It's helpful if you mention why you like the Comanche and list some alternatives, maybe photos. It helps get the conversation going...


----------



## FLYBOYJ (Jan 16, 2008)

The Comanche was cancelled - never saw combat so a lot of "would of, should of."


----------



## ScOoTeR1992 (Jan 16, 2008)

ok guys and i never knew that the Comanche was canceled i guess it went the way of the Lockheed AH-56 Cheyenne what was it to advanced or something know that i have just learnt that i guess it would be the Kamov KA-50 i chose it because I'm a big fan of the contra rotating main blades and over all it's a really potent attack chopper


----------



## magnocain (Jan 16, 2008)

it does look futuristic


----------



## SoD Stitch (Jan 17, 2008)

ScOoTeR1992 said:


> ok guys and i never knew that the Comanche was canceled i guess it went the way of the Lockheed AH-56 Cheyenne what was it to advanced or something know that i have just learnt that i guess it would be the Kamov KA-50 i chose it because I'm a big fan of the contra rotating main blades and over all it's a really potent attack chopper



It basically lost lost due to budgetary considerations. It was actually cancelled about 5 years ago; I have no idea what happened to the prototypes (Edwards? NA&SM?). The Army decided it would rather spend the money on the (non-stealthy) AH-64D Longbow, especially since there wasn't any reason to have a stealthy helicopter anymore. Too bad; looks like it would've been a pretty good attack helicopter.


----------



## DerAdlerIstGelandet (Jan 17, 2008)

Allright a Helo thread! One of my favorites!

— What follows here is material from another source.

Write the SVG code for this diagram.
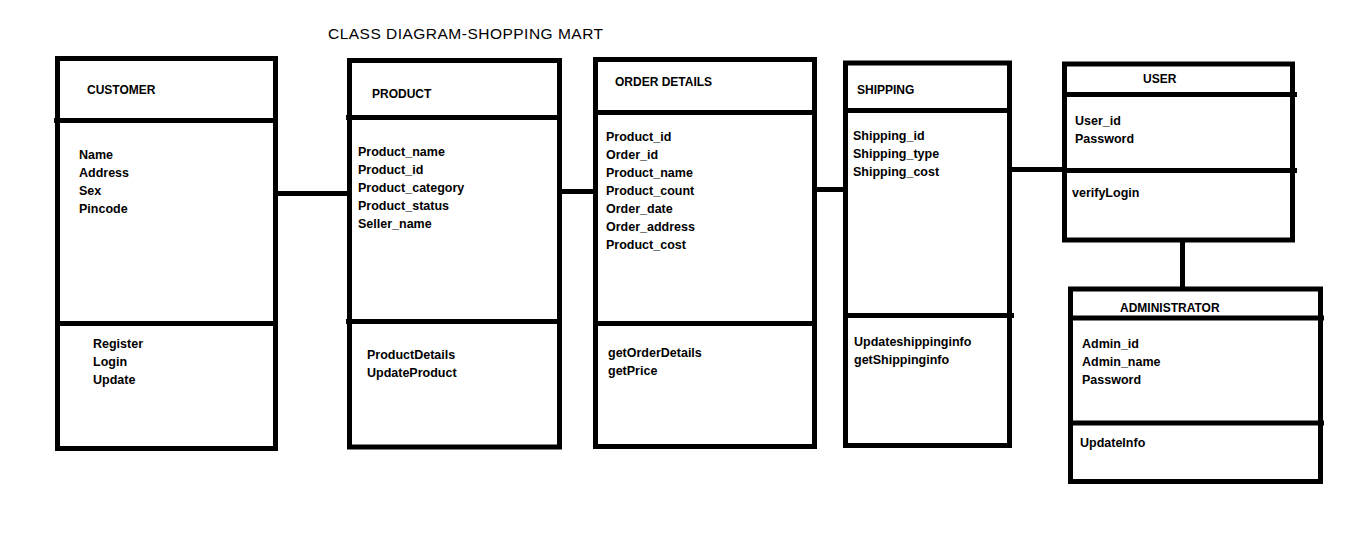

Okay well honestly the best attack helicopter in service today in respectable numbers is the AH-64D Longbow.

Now being a Blackhawk guy I dont like the Apache and it has its faults. Once in the air however it is the premier attack helicopter in the world.

Now having said that I would take a MH-60L DAP (Direct Action Penetrator) version of the Blackhawk. It is armed with 2 M134D Mini Guns, 30mm chain gun and 2.75" rockets. It can also be armed with 16 Hellfire Missiles.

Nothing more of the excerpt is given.